Steve LeVine and David Yanofsky on how countries around the world are cutting carbon emissions—except India. “The proposal allows the United States some leverage in international climate change negotiations, where Chinese and Indian representatives have argued that the US should take the lead in reducing emissions because of its historical contribution to climate change. China, with its voracious appetite for coal, is now the largest producer of emissions, but the next time the subject is discussed, during the Group of 7 meeting on June 4 and 5 in Brussels, the spotlight may be more on India, [whose] emissions continue to soar from 2020 on, according to the EIA projection, while other countries reduce their carbon output.” Read more here.

Matters of debate

No one is really surprised or bothered by FIFA corruption. It’s the same as on-field racism and protests in Brazil—people only care about the football.

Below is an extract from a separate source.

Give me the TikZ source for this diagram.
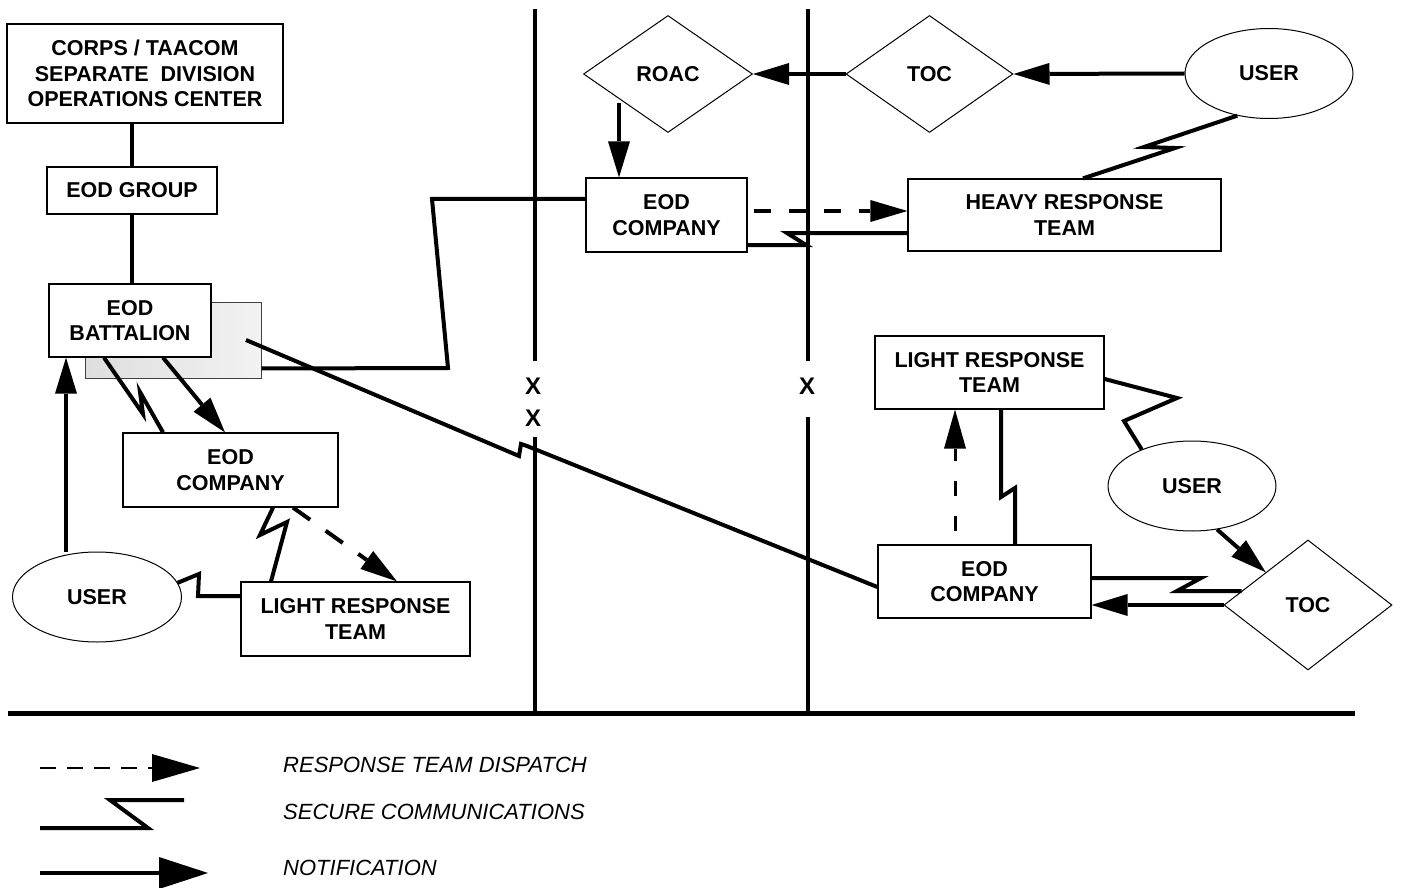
\documentclass[tikz,border=0pt]{standalone}
\usepackage{fontspec}
\setmainfont{Liberation Sans}
\usetikzlibrary{shapes.geometric,arrows.meta}
\tikzset{
  lbl/.style={font=\bfseries\fontsize{21.5}{25.5}\selectfont, align=center, inner sep=0pt},
  boxnode/.style={lbl, draw=black, line width=1.2pt, fill=white},
  shadowbox/.style={draw=black!75, line width=1pt, left color=black!13, right color=black!5},
  diamondnode/.style={lbl, shape=diamond, draw=black, line width=1pt, fill=white},
  ellnode/.style={lbl, shape=ellipse, draw=black, line width=1pt, fill=white},
  conn/.style={line width=4pt, line join=miter},
  notif/.style={conn, -{Triangle[length=36pt,width=22pt,line width=0pt]}},
  dispatch/.style={line width=4.5pt, dash pattern=on 17pt off 18pt, -{Triangle[length=37pt,width=22pt,line width=0pt]}},
  dispatchthin/.style={line width=3pt, dash pattern=on 15pt off 20pt, -{Triangle[length=39pt,width=22pt,line width=0pt]}},
  bound/.style={line width=4pt},
  xmark/.style={font=\bfseries\fontsize{24}{24}\selectfont, inner sep=0pt},
  legtext/.style={font=\itshape\fontsize{22}{22}\selectfont, inner sep=0pt, anchor=west},
  legdash/.style={line width=2pt, dash pattern=on 16pt off 11pt, -{Triangle[length=48pt,width=28pt,line width=0pt]}},
  legnotif/.style={line width=4.5pt, -{Triangle[length=49pt,width=32pt,line width=0pt]}}
}
\begin{document}
\begin{tikzpicture}[x=1pt,y=-1pt]
\useasboundingbox (0,0) rectangle (1401,888);

% boundary lines
\coordinate (v1t) at (535,9);  \coordinate (v1a) at (535,361);
\coordinate (v1b) at (535,437); \coordinate (v1e) at (535,713);
\coordinate (v2t) at (808,9);  \coordinate (v2a) at (808,361);
\coordinate (v2b) at (808,417); \coordinate (v2e) at (808,713);
\coordinate (bl) at (8,713); \coordinate (br) at (1355,713);
\draw[bound] (v1t) -- (v1a);
\draw[bound] (v1b) -- (v1e);
\draw[bound] (v2t) -- (v2a);
\draw[bound] (v2b) -- (v2e);
\draw[line width=5pt] (bl) -- (br);
\node[xmark] (x1) at (533,386) {X};
\node[xmark] (x2) at (533,418) {X};
\node[xmark] (x3) at (807,386) {X};

% nodes
\node[boxnode, minimum width=276pt, minimum height=99pt] (corps) at (145,73.5) {CORPS / TAACOM\\SEPARATE\ \ DIVISION\\OPERATIONS CENTER};
\node[boxnode, minimum width=170pt, minimum height=47pt] (group) at (132,190.5) {EOD GROUP};
\node[shadowbox, minimum width=176pt, minimum height=76pt, inner sep=0pt] (shadow) at (173,340) {};
\node[boxnode, minimum width=162pt, minimum height=73pt] (batt) at (130,320.5) {EOD\\BATTALION};
\node[boxnode, minimum width=215pt, minimum height=74pt] (eodL) at (230.5,470) {EOD\\COMPANY};
\node[boxnode, minimum width=229pt, minimum height=74pt] (lrtL) at (355.5,619) {LIGHT RESPONSE\\TEAM};
\node[ellnode, minimum width=169pt, minimum height=90pt] (userL) at (97,597) {USER};

\node[diamondnode, minimum width=169pt, minimum height=117pt] (roac) at (668,74) {ROAC};
\node[diamondnode, minimum width=167pt, minimum height=117pt] (toc1) at (929.5,74) {TOC};
\node[ellnode, minimum width=168pt, minimum height=90pt] (user1) at (1269,73.5) {USER};
\node[boxnode, minimum width=161pt, minimum height=74pt] (eodT) at (666.5,215) {EOD\\COMPANY};
\node[boxnode, minimum width=313pt, minimum height=72pt] (heavy) at (1064.5,215) {HEAVY RESPONSE\\TEAM};

\node[boxnode, minimum width=229pt, minimum height=73pt] (lrtR) at (989.5,372.5) {LIGHT RESPONSE\\TEAM};
\node[boxnode, minimum width=213pt, minimum height=73pt] (eodR) at (984.5,581.5) {EOD\\COMPANY};
\node[ellnode, minimum width=168pt, minimum height=90pt] (userR) at (1192,486) {USER};
\node[diamondnode, minimum width=168pt, minimum height=130pt] (toc2) at (1308,605) {TOC};

% left chain
\draw[conn] (group.north |- corps.south) -- (group.north);
\draw[conn] (group.south) -- (group.south |- batt.north);
\draw[conn] ([yshift=10pt]shadow.south east) -- (448,368) -- (432,199) -- ([yshift=16pt]eodT.west);
\draw[conn] ([xshift=73pt]shadow.center) -- (519,456) -- (521,444) -- (527,446) -- ([yshift=-5.5pt]eodR.west);
\draw[notif] ([xshift=-31pt]userL.north) -- ([xshift=-64pt]batt.south);
\draw[conn] ([xshift=-26pt]batt.south) -- (143,414) -- (140,392) -- ([xshift=-67.5pt]eodL.north);
\draw[notif] ([xshift=33pt]batt.south) -- ([xshift=-5.5pt]eodL.north);
\draw[conn] ([xshift=42.5pt]eodL.south) -- (260,535) -- (287,522) -- ([xshift=-84.5pt]lrtL.north);
\draw[dispatch, line width=4pt, dash pattern=on 21pt off 19pt] ([xshift=62.5pt]eodL.south) -- ([xshift=41.5pt]lrtL.north);
\draw[conn] ([yshift=23pt]lrtL.west) -- (198,596) -- (199,574) -- (userL.10);

% top right
\draw[notif] (toc1.west) -- (roac.east);
\draw[notif] (user1.west) -- (toc1.east);
\draw[notif] ([xshift=-47.5pt]eodT.north |- roac.south west) -- ([xshift=-47.5pt]eodT.north);
\draw[dispatch, shorten <=6pt] ([yshift=4pt]eodT.east) -- ([yshift=4pt]heavy.west);
\draw[conn] ([yshift=-30pt]eodT.east) -- (806,245) -- (787,233) -- ([yshift=-18pt]heavy.west);
\draw[conn] (user1.233) -- (1144,147) -- (1175,148) -- ([xshift=18.5pt]heavy.north);

% bottom right
\draw[conn] ([yshift=-6.5pt]lrtR.east) -- (1177,398) -- (1124,421) -- (userR.144);
\draw[dispatchthin, shorten <=13pt] ([xshift=-29.5pt]eodR.north) -- ([xshift=-34.5pt]lrtR.south);
\draw[conn] ([xshift=30.5pt]eodR.north) -- (1015,488) -- (1001,497) -- ([xshift=11.5pt]lrtR.south);
\draw[notif] (userR.300) -- (toc2.north west);
\draw[conn] ([yshift=3.5pt]eodR.east) -- (1201,578) -- (1177,591) -- ([xshift=18pt,yshift=14pt]toc2.west);
\draw[notif] (toc2.west) -- (toc2.west -| eodR.east);

% legend
\coordinate (d1) at (40,768); \coordinate (d2) at (200,768);
\coordinate (s1) at (40,828); \coordinate (s2) at (184,800);
\coordinate (n1) at (40,873); \coordinate (n2) at (208,873);
\draw[legdash] (d1) -- (d2);
\draw[conn] (s1) -- (148,828) -- (110,800) -- (s2);
\draw[legnotif] (n1) -- (n2);
\node[legtext] (t1) at (283,765) {RESPONSE TEAM DISPATCH};
\node[legtext] (t2) at (283,812) {SECURE COMMUNICATIONS};
\node[legtext] (t3) at (283,868) {NOTIFICATION};
\end{tikzpicture}
\end{document}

Poor countries are the worst victims of climate change. For two reasons: geography (they’re located in high risk zones) and poverty (they have weaker infrastructure).

Real writers have no place on Twitter. Sentences in the context of a book, vocalized by characters, are very different from abbreviated, isolated nuggets in the writer’s voice.

The next industry to be disrupted will be batteries. The energy storage industry is increasingly important, and might be too big for Silicon Valley.

Surprising discoveries

Female-named hurricanes are more deadly than male-named hurricanes. People feel less threatened by women’s names, and take fewer precautions.

Leonardo da Vinci had a resume, too. “Should the need arise, I will make cannon, mortar and light ordnance of very beautiful and functional design.”

Three tips for predicting the future. Number one: Be less specific.

Bat scat is sparkling. They eat insects’ wings and legs, which other predators might discard.